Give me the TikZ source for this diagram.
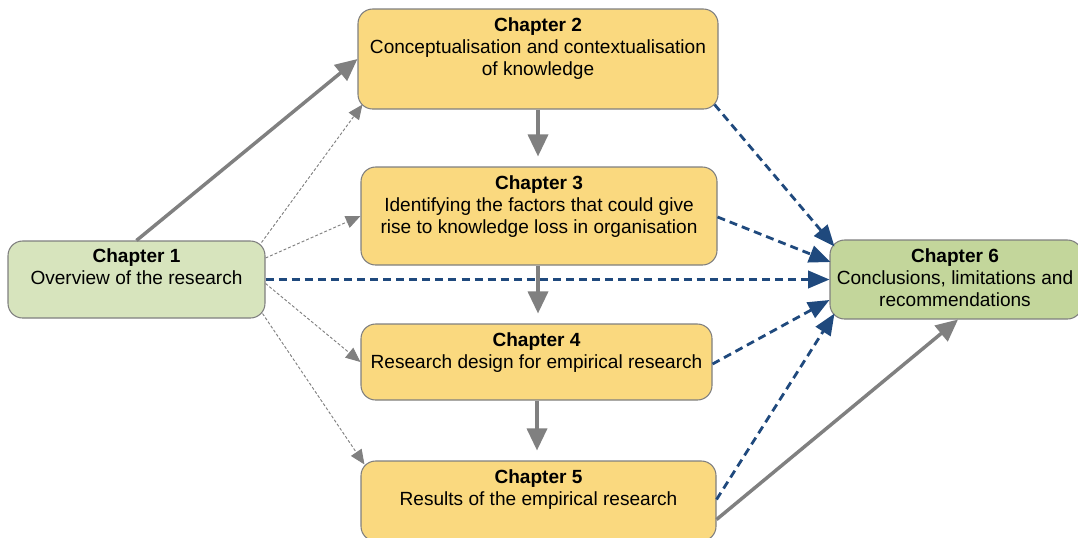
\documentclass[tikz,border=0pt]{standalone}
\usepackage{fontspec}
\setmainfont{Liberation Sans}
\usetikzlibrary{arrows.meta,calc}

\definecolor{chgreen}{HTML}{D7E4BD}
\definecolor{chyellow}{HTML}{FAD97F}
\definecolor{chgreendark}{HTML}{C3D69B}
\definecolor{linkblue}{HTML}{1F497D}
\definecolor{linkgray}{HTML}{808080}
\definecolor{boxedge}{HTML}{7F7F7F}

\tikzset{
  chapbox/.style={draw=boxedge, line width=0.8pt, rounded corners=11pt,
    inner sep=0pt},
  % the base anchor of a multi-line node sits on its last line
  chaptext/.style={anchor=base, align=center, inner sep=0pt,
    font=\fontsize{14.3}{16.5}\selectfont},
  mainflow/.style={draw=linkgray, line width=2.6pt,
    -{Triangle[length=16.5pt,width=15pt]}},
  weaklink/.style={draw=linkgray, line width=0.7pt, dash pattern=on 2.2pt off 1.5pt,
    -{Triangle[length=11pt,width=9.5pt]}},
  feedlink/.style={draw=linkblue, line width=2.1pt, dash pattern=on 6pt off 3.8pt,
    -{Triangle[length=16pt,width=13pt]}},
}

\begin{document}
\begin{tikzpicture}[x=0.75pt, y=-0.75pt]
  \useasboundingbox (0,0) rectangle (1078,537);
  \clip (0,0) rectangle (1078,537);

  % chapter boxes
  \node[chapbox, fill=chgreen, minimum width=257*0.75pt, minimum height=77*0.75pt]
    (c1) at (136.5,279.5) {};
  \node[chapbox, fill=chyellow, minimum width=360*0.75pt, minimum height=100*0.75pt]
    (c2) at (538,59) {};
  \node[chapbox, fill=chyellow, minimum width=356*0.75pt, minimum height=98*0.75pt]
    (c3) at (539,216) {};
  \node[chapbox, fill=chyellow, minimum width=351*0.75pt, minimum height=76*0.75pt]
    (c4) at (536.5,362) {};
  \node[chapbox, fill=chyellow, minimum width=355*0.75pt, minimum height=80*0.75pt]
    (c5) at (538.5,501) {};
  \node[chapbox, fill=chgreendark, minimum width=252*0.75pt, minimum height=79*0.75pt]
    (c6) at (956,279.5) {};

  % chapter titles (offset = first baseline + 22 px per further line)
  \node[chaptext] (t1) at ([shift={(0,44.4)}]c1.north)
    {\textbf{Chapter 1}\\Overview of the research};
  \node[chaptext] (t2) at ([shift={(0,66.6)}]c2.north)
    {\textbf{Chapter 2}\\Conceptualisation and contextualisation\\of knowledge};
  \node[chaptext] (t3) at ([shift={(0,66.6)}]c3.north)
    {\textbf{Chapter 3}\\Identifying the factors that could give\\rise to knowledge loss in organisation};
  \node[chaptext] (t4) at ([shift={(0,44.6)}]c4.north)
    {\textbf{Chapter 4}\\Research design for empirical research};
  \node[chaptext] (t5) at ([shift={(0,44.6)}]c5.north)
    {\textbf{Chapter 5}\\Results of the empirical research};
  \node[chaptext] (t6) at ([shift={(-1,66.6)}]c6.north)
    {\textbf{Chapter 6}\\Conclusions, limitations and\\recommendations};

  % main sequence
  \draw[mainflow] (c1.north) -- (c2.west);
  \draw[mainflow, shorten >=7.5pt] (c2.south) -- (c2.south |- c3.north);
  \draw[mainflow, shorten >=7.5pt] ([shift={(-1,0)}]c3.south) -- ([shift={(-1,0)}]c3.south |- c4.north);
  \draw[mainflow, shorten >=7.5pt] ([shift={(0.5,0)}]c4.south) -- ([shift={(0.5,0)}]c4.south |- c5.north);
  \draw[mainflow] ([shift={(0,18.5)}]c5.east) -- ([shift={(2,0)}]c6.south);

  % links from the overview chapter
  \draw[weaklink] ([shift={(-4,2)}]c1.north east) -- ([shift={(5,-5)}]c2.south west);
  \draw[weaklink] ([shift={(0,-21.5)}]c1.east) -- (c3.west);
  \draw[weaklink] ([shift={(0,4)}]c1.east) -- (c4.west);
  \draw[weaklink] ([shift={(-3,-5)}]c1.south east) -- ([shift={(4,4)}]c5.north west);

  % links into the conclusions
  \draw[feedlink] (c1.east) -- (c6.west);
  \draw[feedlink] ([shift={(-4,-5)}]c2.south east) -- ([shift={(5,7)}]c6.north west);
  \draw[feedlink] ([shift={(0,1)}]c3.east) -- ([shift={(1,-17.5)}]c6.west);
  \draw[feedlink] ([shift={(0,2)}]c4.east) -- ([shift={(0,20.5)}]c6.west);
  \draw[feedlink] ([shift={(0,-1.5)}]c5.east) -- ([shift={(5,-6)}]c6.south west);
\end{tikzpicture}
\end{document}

Exercise objective: Return the listing above unchanged, apart from dropping its pictures.

Answer to the task:
Give me the TikZ source for this diagram.
\documentclass[tikz,border=0pt]{standalone}
\usepackage{fontspec}
\setmainfont{Liberation Sans}
\usetikzlibrary{arrows.meta,calc}

\definecolor{chgreen}{HTML}{D7E4BD}
\definecolor{chyellow}{HTML}{FAD97F}
\definecolor{chgreendark}{HTML}{C3D69B}
\definecolor{linkblue}{HTML}{1F497D}
\definecolor{linkgray}{HTML}{808080}
\definecolor{boxedge}{HTML}{7F7F7F}

\tikzset{
  chapbox/.style={draw=boxedge, line width=0.8pt, rounded corners=11pt,
    inner sep=0pt},
  % the base anchor of a multi-line node sits on its last line
  chaptext/.style={anchor=base, align=center, inner sep=0pt,
    font=\fontsize{14.3}{16.5}\selectfont},
  mainflow/.style={draw=linkgray, line width=2.6pt,
    -{Triangle[length=16.5pt,width=15pt]}},
  weaklink/.style={draw=linkgray, line width=0.7pt, dash pattern=on 2.2pt off 1.5pt,
    -{Triangle[length=11pt,width=9.5pt]}},
  feedlink/.style={draw=linkblue, line width=2.1pt, dash pattern=on 6pt off 3.8pt,
    -{Triangle[length=16pt,width=13pt]}},
}

\begin{document}
\begin{tikzpicture}[x=0.75pt, y=-0.75pt]
  \useasboundingbox (0,0) rectangle (1078,537);
  \clip (0,0) rectangle (1078,537);

  % chapter boxes
  \node[chapbox, fill=chgreen, minimum width=257*0.75pt, minimum height=77*0.75pt]
    (c1) at (136.5,279.5) {};
  \node[chapbox, fill=chyellow, minimum width=360*0.75pt, minimum height=100*0.75pt]
    (c2) at (538,59) {};
  \node[chapbox, fill=chyellow, minimum width=356*0.75pt, minimum height=98*0.75pt]
    (c3) at (539,216) {};
  \node[chapbox, fill=chyellow, minimum width=351*0.75pt, minimum height=76*0.75pt]
    (c4) at (536.5,362) {};
  \node[chapbox, fill=chyellow, minimum width=355*0.75pt, minimum height=80*0.75pt]
    (c5) at (538.5,501) {};
  \node[chapbox, fill=chgreendark, minimum width=252*0.75pt, minimum height=79*0.75pt]
    (c6) at (956,279.5) {};

  % chapter titles (offset = first baseline + 22 px per further line)
  \node[chaptext] (t1) at ([shift={(0,44.4)}]c1.north)
    {\textbf{Chapter 1}\\Overview of the research};
  \node[chaptext] (t2) at ([shift={(0,66.6)}]c2.north)
    {\textbf{Chapter 2}\\Conceptualisation and contextualisation\\of knowledge};
  \node[chaptext] (t3) at ([shift={(0,66.6)}]c3.north)
    {\textbf{Chapter 3}\\Identifying the factors that could give\\rise to knowledge loss in organisation};
  \node[chaptext] (t4) at ([shift={(0,44.6)}]c4.north)
    {\textbf{Chapter 4}\\Research design for empirical research};
  \node[chaptext] (t5) at ([shift={(0,44.6)}]c5.north)
    {\textbf{Chapter 5}\\Results of the empirical research};
  \node[chaptext] (t6) at ([shift={(-1,66.6)}]c6.north)
    {\textbf{Chapter 6}\\Conclusions, limitations and\\recommendations};

  % main sequence
  \draw[mainflow] (c1.north) -- (c2.west);
  \draw[mainflow, shorten >=7.5pt] (c2.south) -- (c2.south |- c3.north);
  \draw[mainflow, shorten >=7.5pt] ([shift={(-1,0)}]c3.south) -- ([shift={(-1,0)}]c3.south |- c4.north);
  \draw[mainflow, shorten >=7.5pt] ([shift={(0.5,0)}]c4.south) -- ([shift={(0.5,0)}]c4.south |- c5.north);
  \draw[mainflow] ([shift={(0,18.5)}]c5.east) -- ([shift={(2,0)}]c6.south);

  % links from the overview chapter
  \draw[weaklink] ([shift={(-4,2)}]c1.north east) -- ([shift={(5,-5)}]c2.south west);
  \draw[weaklink] ([shift={(0,-21.5)}]c1.east) -- (c3.west);
  \draw[weaklink] ([shift={(0,4)}]c1.east) -- (c4.west);
  \draw[weaklink] ([shift={(-3,-5)}]c1.south east) -- ([shift={(4,4)}]c5.north west);

  % links into the conclusions
  \draw[feedlink] (c1.east) -- (c6.west);
  \draw[feedlink] ([shift={(-4,-5)}]c2.south east) -- ([shift={(5,7)}]c6.north west);
  \draw[feedlink] ([shift={(0,1)}]c3.east) -- ([shift={(1,-17.5)}]c6.west);
  \draw[feedlink] ([shift={(0,2)}]c4.east) -- ([shift={(0,20.5)}]c6.west);
  \draw[feedlink] ([shift={(0,-1.5)}]c5.east) -- ([shift={(5,-6)}]c6.south west);
\end{tikzpicture}
\end{document}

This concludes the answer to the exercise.